Hi, please can anybody tell me how safe or bad is doing what you see in the picture below? I got this circumstance in a project, and I don't know how recommendable is screwing like this. I know that I can use 2 screws and screw into each board. but for aesthetics, I don't want to do that and need to use only 1 screw. I have planed pre drill and then screw, will be the glued join compromised with this action? :huh: I can also move a little the screw, in order to take it away from the gap, but I need centered, just for aesthetics.

Wood thick is 0.75", and screw is about 1.5" :thumbsup:


----------



## epicfail48 (Mar 27, 2014)

With a well prepared glue joint, you shouldn't have any problems. I do that all the time, and I've yet to have problems. Just make sure to pre-drill, otherwise you'll split the joint


----------



## FrankC (Aug 24, 2012)

Hopefully you don't have a gap, but a line where the glue is, just drill a pilot hole for the screw.


----------



## Johanx3 (Dec 11, 2015)

Hey guys, today had some problems screwing some #8 screws into this MDF configuration. They are splitting and ruining my mdf piece very easily. Excluding the threads, the screw is 3.0mm, and 3" long, then I drilled a hole using a 3.00mm bit, 3" depth, but it ended like this (second picture below, that mdf piece was a test). did this happen because of the mdf sandwich? I notice mdf to be very delicate, I split it even when drilling the hole, so next time I was more careful with the drill bit, but still the mdf was ruined once I screwed the screw. So then whats going here? I tried using a bigger bit, 4mm, but I am loosing screw tightening. In the picture below, the screw looks very forced, I did that once I noticed a light splitting, and it ended like that. Now I am not confident about using screws, but dowels and glue, even machine screws and glue, making a hole of same diameter including threads, I did this before and of course impossible to split the piece.
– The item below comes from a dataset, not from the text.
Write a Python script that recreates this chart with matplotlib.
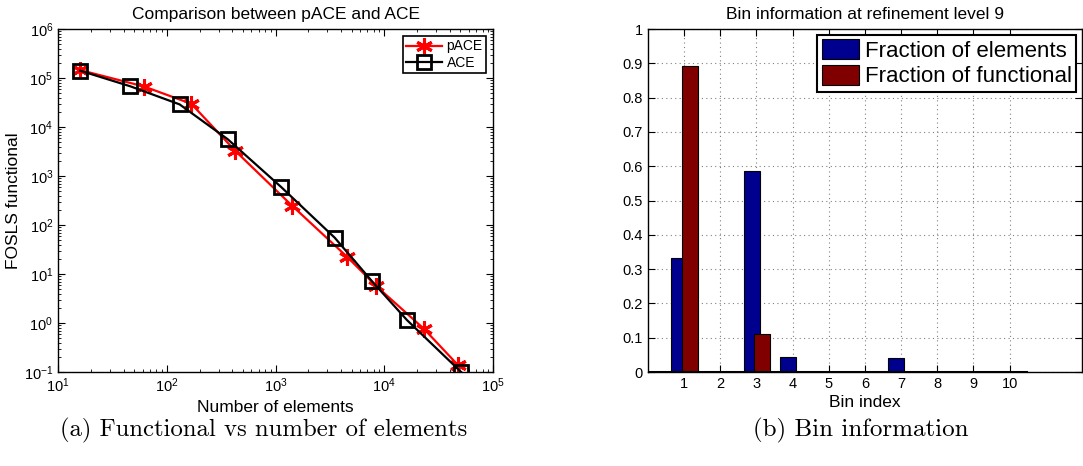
import numpy as np
import matplotlib
matplotlib.use('Agg')
import matplotlib.pyplot as plt

matplotlib.rcParams['font.family'] = 'sans-serif'
matplotlib.rcParams['font.sans-serif'] = ['Liberation Sans', 'DejaVu Sans']
matplotlib.rcParams['mathtext.default'] = 'regular'
matplotlib.rcParams['axes.linewidth'] = 1.0

# 左图: 泛函值 vs 单元数
pace_elems = [16, 62, 168, 424, 1418, 4540, 8450, 23000, 47300]
pace_func = [1.45e5, 6.7e4, 2.98e4, 3300, 248, 22.5, 5.65, 0.77, 0.14]
ace_elems = [16, 46, 131, 363, 1124, 3500, 7710, 16200, 50800]
ace_func = [1.41e5, 6.8e4, 2.9e4, 5640, 598, 55, 7.1, 1.14, 0.1]

# 右图: 第 9 层加密的 bin 信息
bins = np.arange(1, 11)
frac_elements = [0.333, 0, 0.586, 0.045, 0, 0, 0.041, 0, 0, 0]
frac_functional = [0.893, 0, 0.110, 0, 0, 0, 0, 0, 0, 0]

fig = plt.figure(figsize=(10.83, 4.66), dpi=100)

# ---------------- (a) ----------------
ax1 = fig.add_axes([0.0536, 0.2017, 0.4017, 0.736])
ax1.loglog(pace_elems, pace_func, color='red', linewidth=1.6, marker=(6, 2, 0),
           markersize=12, markeredgewidth=2.2, label='pACE')
ax1.loglog(ace_elems, ace_func, color='black', linewidth=1.6, marker='s',
           markersize=9.5, markerfacecolor='none', markeredgewidth=2, label='ACE')
ax1.set_xlim(10, 1e5)
ax1.set_ylim(1e-1, 1e6)
ax1.set_xticks([1e1, 1e2, 1e3, 1e4, 1e5])
ax1.set_yticks([10.0 ** k for k in range(-1, 7)])
ax1.tick_params(which='both', direction='in', top=True, right=True, labelsize=10.5)
ax1.tick_params(which='major', length=5)
ax1.tick_params(which='minor', length=2.5)
ax1.set_title('Comparison between pACE and ACE', fontsize=12.5, pad=7.5)
ax1.set_xlabel('Number of elements', fontsize=12.5, labelpad=3)
ax1.set_ylabel('FOSLS functional', fontsize=12.5, labelpad=2)
leg1 = ax1.legend(loc='upper right', fontsize=10, frameon=True, fancybox=False,
                  edgecolor='black', handlelength=2.6, borderpad=0.25,
                  labelspacing=0.15, handletextpad=0.3, borderaxespad=0.5,
                  framealpha=1)
leg1.get_frame().set_linewidth(1.2)

# ---------------- (b) ----------------
ax2 = fig.add_axes([0.5983, 0.2017, 0.4007, 0.736])
w = 0.44
ax2.bar(bins - 0.135, frac_elements, width=w, color=(0, 0, 0.5625),
        edgecolor='black', linewidth=0.8, label='Fraction of elements', zorder=2)
ax2.bar(bins + 0.15, frac_functional, width=w, color=(0.5, 0, 0),
        edgecolor='black', linewidth=0.8, label='Fraction of functional', zorder=3)
ax2.axhline(0, xmin=0, xmax=10.44 / 12, color='black', linewidth=2.2, zorder=4)
ax2.set_xlim(0, 12)
ax2.set_ylim(0, 1)
ax2.set_xticks(bins)
ax2.set_yticks(np.arange(0, 1.01, 0.1))
ax2.set_yticklabels(['0', '0.1', '0.2', '0.3', '0.4', '0.5', '0.6', '0.7',
                     '0.8', '0.9', '1'])
ax2.grid(True, linestyle=(0, (1, 3)), color='0.5', linewidth=0.8, zorder=0)
ax2.set_axisbelow(True)
ax2.tick_params(direction='in', top=True, right=True, length=5, labelsize=10.5)
ax2.set_title('Bin information at refinement level 9', fontsize=12.5, pad=7.5)
ax2.set_xlabel('Bin index', fontsize=12.5, labelpad=3)
leg2 = ax2.legend(loc='upper right', fontsize=16, frameon=True, fancybox=False,
                  edgecolor='black', handlelength=1.7, handleheight=1.0,
                  borderpad=0.2, labelspacing=0.15, handletextpad=0.25,
                  borderaxespad=0.25, framealpha=1)
leg2.get_frame().set_linewidth(1.5)

# 子图说明
fig.text(0.2438, 0.076, '(a) Functional vs number of elements', family='cmr10',
         fontsize=17.8, ha='center', va='center')
fig.text(0.795, 0.076, '(b) Bin information', family='cmr10',
         fontsize=18, ha='center', va='center')

fig.savefig('out.png', dpi=100)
What do you think about this?


----------



## GROOVY (Apr 27, 2008)

Could your pilot hole be too small?
What kind of screw is that?


----------



## Tony B (Jul 30, 2008)

I dont recall ever screwing MDF. I always used glue and an air nailer with "T" head nails.
You will also have better luck with just joinery and glue with MDF. Also note that all MDF is not alike, just like all metals are not alike.
The stuff from Home Depot is about the crappiest you will ever find. 
If properly laid out, the dado joints, when assembling, would be self aligning. 
There are several ways to make identical pieces and mirror images with dados


----------



## Johanx3 (Dec 11, 2015)

GROOVY said:


> Could your pilot hole be too small?
> What kind of screw is that?


The screws are #8 - 3" phosphate power interior wood screws. Their diameter is 3.0mm ignoring threads. But that does not matter, with my little experience in present and past, and after reading internet, have concluded that it's not convenient screwing mdf into the edges, only on its surface (picture below).
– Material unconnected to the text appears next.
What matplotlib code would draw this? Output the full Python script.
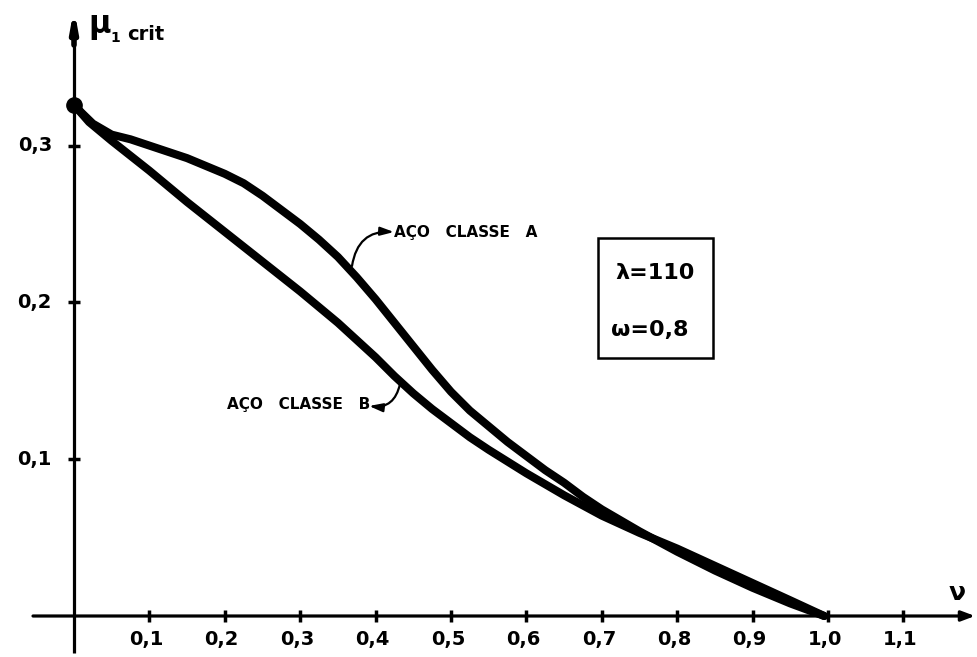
import matplotlib
matplotlib.use("Agg")
import matplotlib.pyplot as plt
from matplotlib.patches import FancyArrowPatch, Rectangle

# Critical load factor mu_1 crit versus nu, for lambda = 110, omega = 0.8
nu_a = [0.0, 0.01, 0.025, 0.05, 0.075, 0.10, 0.125, 0.15, 0.175, 0.20, 0.225,
        0.25, 0.275, 0.30, 0.325, 0.35, 0.375, 0.40, 0.425, 0.45, 0.475, 0.50,
        0.525, 0.55, 0.575, 0.60, 0.625, 0.65, 0.675, 0.70, 0.75, 0.80, 0.85,
        0.90, 0.95, 0.995]
mu_a = [0.326, 0.321, 0.314, 0.307, 0.304, 0.300, 0.296, 0.292, 0.287, 0.282, 0.276,
        0.268, 0.259, 0.250, 0.240, 0.229, 0.216, 0.202, 0.187, 0.172, 0.157, 0.143,
        0.131, 0.121, 0.111, 0.102, 0.093, 0.085, 0.076, 0.068, 0.054, 0.041, 0.029,
        0.018, 0.008, 0.0]

nu_b = [0.0, 0.02, 0.05, 0.10, 0.15, 0.20, 0.25, 0.30, 0.35, 0.375, 0.40, 0.425,
        0.45, 0.475, 0.50, 0.525, 0.55, 0.60, 0.65, 0.70, 0.75, 0.80, 0.85, 0.90,
        0.95, 0.995]
mu_b = [0.326, 0.315, 0.303, 0.284, 0.264, 0.245, 0.226, 0.207, 0.187, 0.176, 0.165, 0.153,
        0.142, 0.132, 0.123, 0.114, 0.106, 0.091, 0.077, 0.064, 0.053, 0.043, 0.032, 0.021,
        0.010, 0.0]

x_ticks = [0.1, 0.2, 0.3, 0.4, 0.5, 0.6, 0.7, 0.8, 0.9, 1.0, 1.1]
x_tick_labels = ["0,1", "0,2", "0,3", "0,4", "0,5", "0,6", "0,7", "0,8", "0,9", "1,0", "1,1"]
y_ticks = [0.1, 0.2, 0.3]
y_tick_labels = ["0,1", "0,2", "0,3"]

label_a = "AÇO   CLASSE   A"
label_b = "AÇO   CLASSE   B"
params = ["λ=110", "ω=0,8"]

W, H = 978, 657
fig = plt.figure(figsize=(W / 100, H / 100), dpi=100)
ax = fig.add_axes([0, 0, 1, 1])
ax.set_axis_off()

# pixel <-> data mapping
X0, SX = 74.0, 754.0
Y0, SY = 616.0, 1568.0
ax.set_xlim(-X0 / SX, (W - X0) / SX)
ax.set_ylim((Y0 - H) / SY, Y0 / SY)


def px(xp):
    return (xp - X0) / SX


def py(yp):
    return (Y0 - yp) / SY


ink = "black"
axis_lw = 2.3

# x axis with arrow
ax.add_patch(FancyArrowPatch((px(33), 0), (px(975), 0), arrowstyle="-|>,head_length=8,head_width=3",
                             mutation_scale=1, lw=axis_lw, color=ink, shrinkA=0, shrinkB=0))
# y axis with arrow
ax.plot([0, 0], [py(653), py(30)], color=ink, lw=axis_lw, solid_capstyle="butt")
ax.add_patch(FancyArrowPatch((0, py(45)), (0, py(8)), arrowstyle="-|>,head_length=10,head_width=1.8",
                             mutation_scale=1, lw=4.0, color=ink, shrinkA=0, shrinkB=0))

# tick marks
tk = 6
for t in x_ticks:
    ax.plot([t, t], [py(Y0 - tk), py(Y0 + tk)], color=ink, lw=2.5, solid_capstyle="butt")
for t in y_ticks:
    ax.plot([px(X0 - tk), px(X0 + tk)], [t, t], color=ink, lw=2.5, solid_capstyle="butt")

tick_font = dict(fontsize=14, fontweight="bold", color=ink, family="DejaVu Sans")
for t, lab in zip(x_ticks, x_tick_labels):
    ax.text(t - 0.004, py(640), lab, ha="center", va="center", **tick_font)
for t, lab in zip(y_ticks, y_tick_labels):
    ax.text(px(52), t, lab, ha="right", va="center", **tick_font)

# axis titles
ax.text(px(88), py(26), "μ", fontsize=22, fontweight="bold", ha="left", va="center", color=ink)
ax.text(px(110), py(38), "1", fontsize=10, fontweight="bold", ha="left", va="center", color=ink)
ax.text(px(127), py(34), "crit", fontsize=14, fontweight="bold", ha="left", va="center", color=ink)
ax.text(px(957), py(593), "ν", fontsize=18, fontweight="bold", ha="center", va="center", color=ink)

# curves
curve_lw = 5.8
ax.plot(nu_a, mu_a, color=ink, lw=curve_lw, solid_capstyle="round", solid_joinstyle="round")
ax.plot(nu_b, mu_b, color=ink, lw=curve_lw, solid_capstyle="round", solid_joinstyle="round")
ax.plot([0], [mu_a[0]], "o", color=ink, ms=11)

# curve labels with leader lines
lab_font = dict(fontsize=11, fontweight="bold", color=ink, family="DejaVu Sans")
ax.text(px(394), py(233), label_a, ha="left", va="center", **lab_font)
ax.add_patch(FancyArrowPatch((px(352), py(266)), (px(394), py(232)),
                             connectionstyle="arc3,rad=-0.45",
                             arrowstyle="-|>,head_length=8,head_width=2.5",
                             mutation_scale=1, lw=1.6, color=ink, shrinkA=0, shrinkB=0))
ax.text(px(370), py(404), label_b, ha="right", va="center", **lab_font)
ax.add_patch(FancyArrowPatch((px(400), py(384)), (px(369), py(406)),
                             connectionstyle="arc3,rad=-0.45",
                             arrowstyle="-|>,head_length=8,head_width=2.5",
                             mutation_scale=1, lw=1.6, color=ink, shrinkA=0, shrinkB=0))

# parameter box
ax.add_patch(Rectangle((px(598), py(358)), (713 - 598) / SX, (358 - 238) / SY,
                       fill=False, lw=1.8, edgecolor=ink))
ax.text(px(655), py(273), params[0], ha="center", va="center", fontsize=16, fontweight="bold", color=ink)
ax.text(px(650), py(330), params[1], ha="center", va="center", fontsize=16, fontweight="bold", color=ink)

fig.savefig("out.png", dpi=100)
In the past I had the same problem, I thought it was because of the 1/4 screws I was using, which were to big, I pre drilled also, but the same thing happened, so I ended drilling with 1/4 bit, and put glue in the hole and on screw, and inserted it as if it was a dowel, I liked this idea, but found more convenient machine screws because their threads are less aggressive and play better with the glue we add. There I used titebond III, don't know how convenient is using regular glue, because we need to consider that are using glue as a filler (very little gap between wood and the screw), titebond did a great job, has good viscosity and strong as hell, even harder than the whole wood.
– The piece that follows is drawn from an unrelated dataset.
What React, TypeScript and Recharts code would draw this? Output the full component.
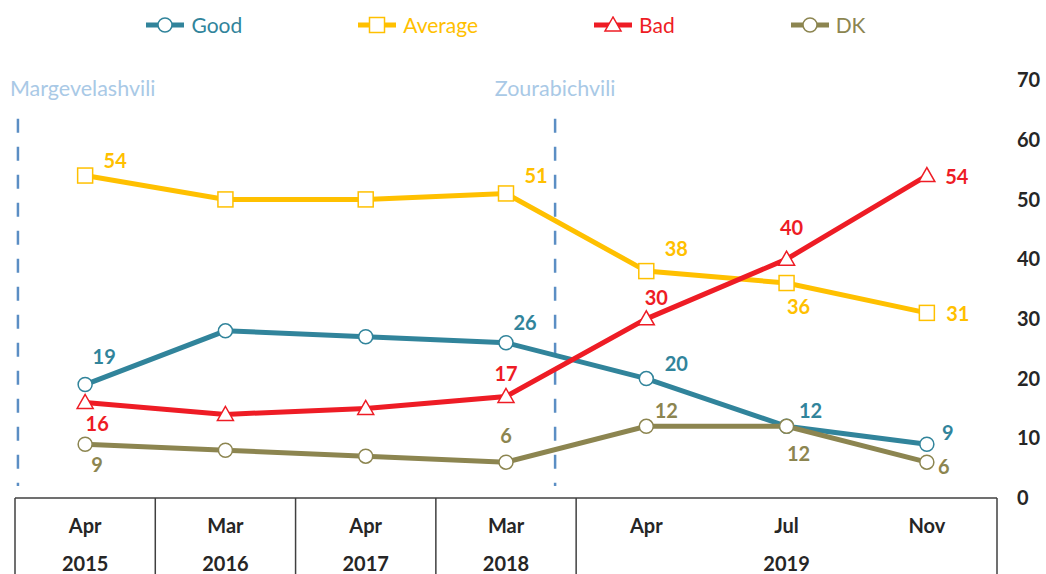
import React from "react";
import { LineChart, Line, XAxis, YAxis, ReferenceLine, LabelList } from "recharts";

const periods = ["Apr 2015", "Mar 2016", "Apr 2017", "Mar 2018", "Apr 2019", "Jul 2019", "Nov 2019"];
const months = ["Apr", "Mar", "Apr", "Mar", "Apr", "Jul", "Nov"];
const years = ["2015", "2016", "2017", "2018", "", "2019", ""];

const good = [19, 28, 27, 26, 20, 12, 9];
const average = [54, 50, 50, 51, 38, 36, 31];
const bad = [16, 14, 15, 17, 30, 40, 54];
const dk = [9, 8, 7, 6, 12, 12, 6];

const yTicks = [0, 10, 20, 30, 40, 50, 60, 70];

// presidents' terms start, placed on a hidden numeric axis spanning the plot (0..6)
const presidents = [
  { name: "Margevelashvili", at: 0.018 },
  { name: "Zourabichvili", at: 3.3 },
];

const FONT = "Lato, 'Open Sans', sans-serif";
const W = 1046;
const H = 574;

type Shape = "circle" | "square" | "triangle";

// label offsets from the point, null = no label
const series: {
  key: string;
  values: number[];
  color: string;
  shape: Shape;
  labels: ([number, number] | null)[];
}[] = [
  {
    key: "Good",
    values: good,
    color: "#31849B",
    shape: "circle",
    labels: [[19, -29], null, null, [19, -21], [30, -16], [24, -16], [21, -12]],
  },
  {
    key: "Average",
    values: average,
    color: "#FFC000",
    shape: "square",
    labels: [[30, -16], null, null, [30, -18], [30, -23], [12, 23], [31, 0]],
  },
  {
    key: "Bad",
    values: bad,
    color: "#EE1C25",
    shape: "triangle",
    labels: [[12, 21], null, null, [0, -23], [10, -22], [5, -32], [30, 0]],
  },
  {
    key: "DK",
    values: dk,
    color: "#8C8550",
    shape: "circle",
    labels: [[12, 20], null, null, [0, -27], [20, -16], [12, 27], [17, 4]],
  },
];

const data = periods.map((p, i) => {
  const row: Record<string, any> = { period: p };
  series.forEach((s) => (row[s.key] = s.values[i]));
  return row;
});

function Marker({ cx, cy, color, shape }: { cx: number; cy: number; color: string; shape: Shape }) {
  if (shape === "square") {
    return <rect x={cx - 7.5} y={cy - 7.5} width={15} height={15} fill="#fff" stroke={color} strokeWidth={1.5} />;
  }
  if (shape === "triangle") {
    return (
      <polygon
        points={`${cx},${cy - 8} ${cx - 8},${cy + 6} ${cx + 8},${cy + 6}`}
        fill="#fff"
        stroke={color}
        strokeWidth={1.5}
      />
    );
  }
  return <circle cx={cx} cy={cy} r={7} fill="#fff" stroke={color} strokeWidth={1.5} />;
}

const TableTick = (props: any) => {
  const { x, y, index } = props;
  const half = 982 / 7 / 2;
  const i = index ?? 0;
  return (
    <g>
      {i <= 4 && <line x1={x - half} y1={y} x2={x - half} y2={y + 80} stroke="#404040" strokeWidth={1.5} />}
      {i === 6 && <line x1={x + half} y1={y} x2={x + half} y2={y + 80} stroke="#404040" strokeWidth={1.5} />}
      <text x={x} y={y + 27} textAnchor="middle" dominantBaseline="central" fontSize={20} fontWeight={700} fill="#262626" fontFamily={FONT}>
        {months[i]}
      </text>
      {years[i] && (
        <text x={x} y={y + 65} textAnchor="middle" dominantBaseline="central" fontSize={20} fontWeight={700} fill="#262626" fontFamily={FONT}>
          {years[i]}
        </text>
      )}
    </g>
  );
};

function LegendBar() {
  return (
    <div
      style={{
        position: "absolute",
        left: 15,
        width: 982,
        top: 12,
        display: "flex",
        justifyContent: "center",
        gap: 116,
        fontFamily: FONT,
        fontSize: 21,
      }}
    >
      {series.map((s) => (
        <div key={s.key} style={{ display: "flex", alignItems: "center", color: s.color }}>
          <svg width={38} height={18}>
            <line x1={0} y1={9} x2={38} y2={9} stroke={s.color} strokeWidth={5} />
            <Marker cx={19} cy={9} color={s.color} shape={s.shape} />
          </svg>
          <span style={{ marginLeft: 7 }}>{s.key}</span>
        </div>
      ))}
    </div>
  );
}

export default function App() {
  return (
    <div style={{ position: "absolute", left: 0, top: 0, width: W, height: H, background: "#fff", overflow: "hidden" }}>
      <LegendBar />
      <LineChart width={W} height={H} data={data} margin={{ top: 80, right: 0, left: 15, bottom: 0 }}>
        <XAxis
          xAxisId="cat"
          dataKey="period"
          scale="band"
          height={76}
          interval={0}
          tickSize={0}
          tickMargin={0}
          axisLine={{ stroke: "#404040", strokeWidth: 1.5 }}
          tickLine={false}
          tick={<TableTick />}
        />
        <XAxis xAxisId="num" type="number" domain={[0, 6]} hide allowDataOverflow />
        <YAxis
          yAxisId="v"
          orientation="right"
          domain={[0, 70]}
          ticks={yTicks}
          width={49}
          axisLine={false}
          tickLine={false}
          tickMargin={14}
          tick={{ fill: "#262626", fontSize: 20, fontWeight: 700, fontFamily: FONT }}
        />
        {presidents.map((p, k) => (
          <ReferenceLine
            key={p.name}
            xAxisId="num"
            yAxisId="v"
            segment={[
              { x: p.at, y: 63.5 },
              { x: p.at, y: 2 },
            ]}
            stroke="#5B8EC4"
            strokeWidth={2.5}
            strokeDasharray="14 14"
            ifOverflow="visible"
            label={(lp: any) => (
              <text
                x={k === 0 ? lp.viewBox.x - 8 : lp.viewBox.x}
                y={88}
                textAnchor={k === 0 ? "start" : "middle"}
                dominantBaseline="central"
                fontSize={21.5}
                fill="#A9C9E6"
                fontFamily={FONT}
              >
                {p.name}
              </text>
            )}
          />
        ))}
        {series.map((s) => (
          <Line
            key={s.key}
            xAxisId="cat"
            yAxisId="v"
            type="linear"
            dataKey={s.key}
            stroke={s.color}
            strokeWidth={5}
            isAnimationActive={false}
            activeDot={false}
            dot={(dp: any) => (
              <Marker key={`${s.key}-${dp.index}`} cx={dp.cx} cy={dp.cy} color={s.color} shape={s.shape} />
            )}
          >
            <LabelList
              dataKey={s.key}
              content={(lp: any) => {
                const off = s.labels[lp.index];
                if (!off) return null;
                return (
                  <text
                    x={lp.x + off[0]}
                    y={lp.y + off[1]}
                    textAnchor="middle"
                    dominantBaseline="central"
                    fontSize={20}
                    fontWeight={700}
                    fill={s.color}
                    fontFamily={FONT}
                  >
                    {lp.value}
                  </text>
                );
              }}
            />
          </Line>
        ))}
      </LineChart>
    </div>
  );
}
I will never screw a MDF on its edge, only loosen dowels or box joints and a good wood glue. I was so frustrated to see the thing being splitted. :laugh2:











I see a person recommend this technique (picture above), surely it works, but I still feel like we finish with a fragile structure that will eventually rip, just because the screw is not part of the structure, that's why I recommend gluing the screw or using dowels. When I use a screw as a dowel or a segment of threaded rod, I prepare the rod segment by brushing it with a metal brush, that way the glue will hold with more force, now having three holding factors, the threads of the rod, that they are clean and treated with the brush and a good wood glue.


----------



## madmantrapper (Feb 6, 2013)

We don't use MDF for anything anymore, too many issues.


----------



## johnep (Apr 12, 2007)

Yes, plywood would be a better choice, After all, always drilling into end grain on one layer with plywood.
johnep


----------



## ducbsa (Jul 6, 2014)

You could embed a dowel in the bottom piece of MDF for the screw to bite into.


----------



## Woodyhoots (Mar 21, 2016)

Screwing into the face of mdf is OK otherwise biscuit joints and glue. Mdf 's only redeeming feature is it paints well apart from that it's a pain in the ass, mind u I recently made some lovely display cabinets out of oak veneered mdf at a fraction the price of solid oak and once I'd veneered the edges you can't tell its veneer. Mdf knackers your tools and its carsonagenic, why the hell do we use it? oh yeah it's cheap.


----------